▸ INPUT ROWS
------------

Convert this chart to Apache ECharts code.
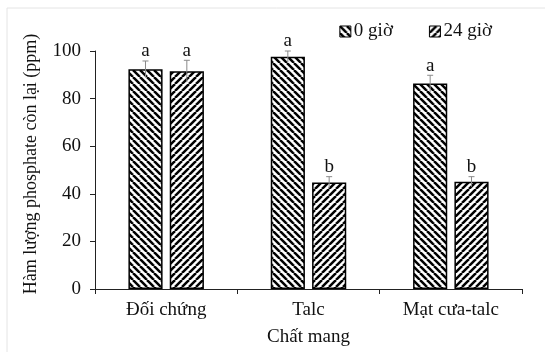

------------

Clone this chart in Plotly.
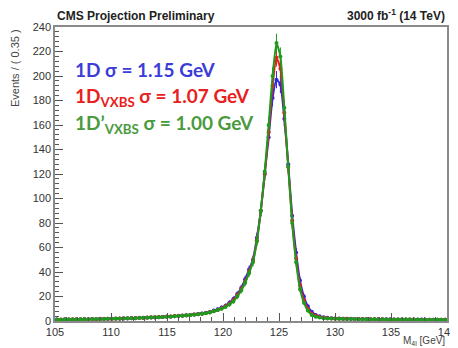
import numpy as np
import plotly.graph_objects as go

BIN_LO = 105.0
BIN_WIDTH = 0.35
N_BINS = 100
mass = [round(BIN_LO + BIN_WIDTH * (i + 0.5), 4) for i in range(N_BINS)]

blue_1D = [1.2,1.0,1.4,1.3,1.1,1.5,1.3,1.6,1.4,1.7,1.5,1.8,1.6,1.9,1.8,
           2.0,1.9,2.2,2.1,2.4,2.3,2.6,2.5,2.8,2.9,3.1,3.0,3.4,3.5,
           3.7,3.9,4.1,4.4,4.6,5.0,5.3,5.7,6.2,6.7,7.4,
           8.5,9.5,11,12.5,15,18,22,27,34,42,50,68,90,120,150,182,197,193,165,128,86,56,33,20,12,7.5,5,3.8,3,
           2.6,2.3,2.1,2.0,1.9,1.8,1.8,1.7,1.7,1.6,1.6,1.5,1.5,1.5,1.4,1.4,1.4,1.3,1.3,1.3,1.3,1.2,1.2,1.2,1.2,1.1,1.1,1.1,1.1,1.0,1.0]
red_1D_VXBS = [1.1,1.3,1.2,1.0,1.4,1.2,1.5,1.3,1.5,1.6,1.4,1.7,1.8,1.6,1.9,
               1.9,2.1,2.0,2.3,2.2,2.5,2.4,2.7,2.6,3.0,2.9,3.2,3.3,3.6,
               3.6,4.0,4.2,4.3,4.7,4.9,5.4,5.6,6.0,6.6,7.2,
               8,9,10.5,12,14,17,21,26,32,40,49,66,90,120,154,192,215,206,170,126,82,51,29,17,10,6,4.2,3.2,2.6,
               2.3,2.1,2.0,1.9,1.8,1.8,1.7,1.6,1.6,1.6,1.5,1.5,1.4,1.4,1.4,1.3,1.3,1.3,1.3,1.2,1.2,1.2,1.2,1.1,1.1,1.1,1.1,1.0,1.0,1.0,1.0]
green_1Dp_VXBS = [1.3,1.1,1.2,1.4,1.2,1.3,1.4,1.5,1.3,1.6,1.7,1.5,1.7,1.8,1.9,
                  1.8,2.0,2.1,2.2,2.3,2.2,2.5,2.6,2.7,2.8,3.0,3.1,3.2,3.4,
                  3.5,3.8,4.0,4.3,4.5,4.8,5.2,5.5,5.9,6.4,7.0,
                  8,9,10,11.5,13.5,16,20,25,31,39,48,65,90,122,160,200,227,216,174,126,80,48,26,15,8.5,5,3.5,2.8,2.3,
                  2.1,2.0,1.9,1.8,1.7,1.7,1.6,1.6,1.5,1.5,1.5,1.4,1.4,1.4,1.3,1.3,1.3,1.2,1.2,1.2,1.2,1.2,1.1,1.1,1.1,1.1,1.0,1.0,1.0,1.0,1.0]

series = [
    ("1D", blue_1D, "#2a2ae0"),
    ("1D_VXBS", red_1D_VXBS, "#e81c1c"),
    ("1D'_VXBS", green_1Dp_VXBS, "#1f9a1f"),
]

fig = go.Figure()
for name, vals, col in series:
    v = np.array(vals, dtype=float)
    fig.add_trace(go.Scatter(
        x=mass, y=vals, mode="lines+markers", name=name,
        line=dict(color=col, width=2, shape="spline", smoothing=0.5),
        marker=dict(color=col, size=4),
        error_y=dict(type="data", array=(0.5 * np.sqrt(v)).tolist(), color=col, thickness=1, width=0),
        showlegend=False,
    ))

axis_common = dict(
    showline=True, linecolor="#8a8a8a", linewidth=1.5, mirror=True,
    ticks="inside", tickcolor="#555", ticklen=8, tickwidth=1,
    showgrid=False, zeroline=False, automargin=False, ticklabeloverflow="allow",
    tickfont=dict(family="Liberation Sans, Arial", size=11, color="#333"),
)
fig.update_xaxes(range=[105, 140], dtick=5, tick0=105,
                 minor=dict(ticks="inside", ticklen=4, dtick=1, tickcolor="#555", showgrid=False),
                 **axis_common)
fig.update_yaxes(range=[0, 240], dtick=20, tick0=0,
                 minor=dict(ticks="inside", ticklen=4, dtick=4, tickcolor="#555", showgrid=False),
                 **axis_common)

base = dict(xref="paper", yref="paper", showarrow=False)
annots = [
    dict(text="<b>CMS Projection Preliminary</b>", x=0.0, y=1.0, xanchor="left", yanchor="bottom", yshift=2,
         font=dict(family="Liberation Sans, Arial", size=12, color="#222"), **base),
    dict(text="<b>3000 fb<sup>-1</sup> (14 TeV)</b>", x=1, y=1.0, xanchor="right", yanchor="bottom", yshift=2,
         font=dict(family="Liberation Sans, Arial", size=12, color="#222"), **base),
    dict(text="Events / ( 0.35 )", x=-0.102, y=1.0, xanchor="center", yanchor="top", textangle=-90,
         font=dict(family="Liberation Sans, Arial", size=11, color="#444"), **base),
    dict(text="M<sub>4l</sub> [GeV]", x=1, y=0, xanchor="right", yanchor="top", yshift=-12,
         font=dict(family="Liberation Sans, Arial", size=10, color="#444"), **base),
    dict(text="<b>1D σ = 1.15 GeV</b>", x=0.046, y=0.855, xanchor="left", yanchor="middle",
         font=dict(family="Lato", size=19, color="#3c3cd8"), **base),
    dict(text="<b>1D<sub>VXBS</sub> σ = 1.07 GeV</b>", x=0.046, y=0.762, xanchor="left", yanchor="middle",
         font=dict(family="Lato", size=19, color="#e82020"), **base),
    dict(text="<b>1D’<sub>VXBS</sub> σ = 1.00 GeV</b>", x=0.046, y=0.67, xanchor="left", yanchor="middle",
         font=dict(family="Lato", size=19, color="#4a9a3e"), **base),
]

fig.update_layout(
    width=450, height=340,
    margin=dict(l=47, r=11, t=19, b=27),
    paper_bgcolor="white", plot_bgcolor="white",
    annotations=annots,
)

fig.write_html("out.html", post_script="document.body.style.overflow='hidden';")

------------

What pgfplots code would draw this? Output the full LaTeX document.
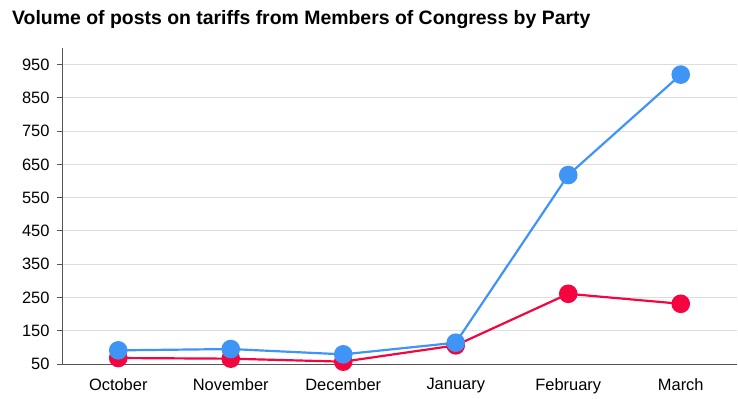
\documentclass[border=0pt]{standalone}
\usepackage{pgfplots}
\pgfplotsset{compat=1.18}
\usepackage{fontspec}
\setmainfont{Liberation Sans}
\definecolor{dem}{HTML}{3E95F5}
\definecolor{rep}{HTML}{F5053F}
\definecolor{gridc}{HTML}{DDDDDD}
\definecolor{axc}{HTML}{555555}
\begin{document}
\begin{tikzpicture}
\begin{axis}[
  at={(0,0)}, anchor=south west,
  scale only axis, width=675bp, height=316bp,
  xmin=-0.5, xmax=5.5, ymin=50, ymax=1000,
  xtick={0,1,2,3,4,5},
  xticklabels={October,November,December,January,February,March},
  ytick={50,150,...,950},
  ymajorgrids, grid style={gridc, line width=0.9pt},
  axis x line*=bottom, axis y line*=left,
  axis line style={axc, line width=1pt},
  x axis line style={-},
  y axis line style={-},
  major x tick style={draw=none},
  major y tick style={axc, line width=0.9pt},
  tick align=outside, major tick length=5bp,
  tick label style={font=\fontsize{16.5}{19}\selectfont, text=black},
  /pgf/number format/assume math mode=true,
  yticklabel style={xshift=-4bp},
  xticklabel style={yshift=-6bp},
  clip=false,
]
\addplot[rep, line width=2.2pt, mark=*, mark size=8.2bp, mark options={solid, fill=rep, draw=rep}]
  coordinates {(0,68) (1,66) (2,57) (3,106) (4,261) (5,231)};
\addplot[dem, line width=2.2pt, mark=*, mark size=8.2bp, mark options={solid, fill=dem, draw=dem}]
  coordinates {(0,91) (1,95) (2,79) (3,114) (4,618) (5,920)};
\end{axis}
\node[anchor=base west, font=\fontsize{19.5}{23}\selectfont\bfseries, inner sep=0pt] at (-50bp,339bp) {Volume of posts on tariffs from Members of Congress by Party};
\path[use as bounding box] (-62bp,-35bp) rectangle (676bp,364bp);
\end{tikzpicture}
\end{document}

------------

▸ SET TASK
Copy out, exactly, every line from the one that contains "Clone this chart in Plotly." through the one that contains "mass = [round(BIN_LO". Pictures stay out of the copy.

▸ THE RESULT
Clone this chart in Plotly.
import numpy as np
import plotly.graph_objects as go

BIN_LO = 105.0
BIN_WIDTH = 0.35
N_BINS = 100
mass = [round(BIN_LO + BIN_WIDTH * (i + 0.5), 4) for i in range(N_BINS)]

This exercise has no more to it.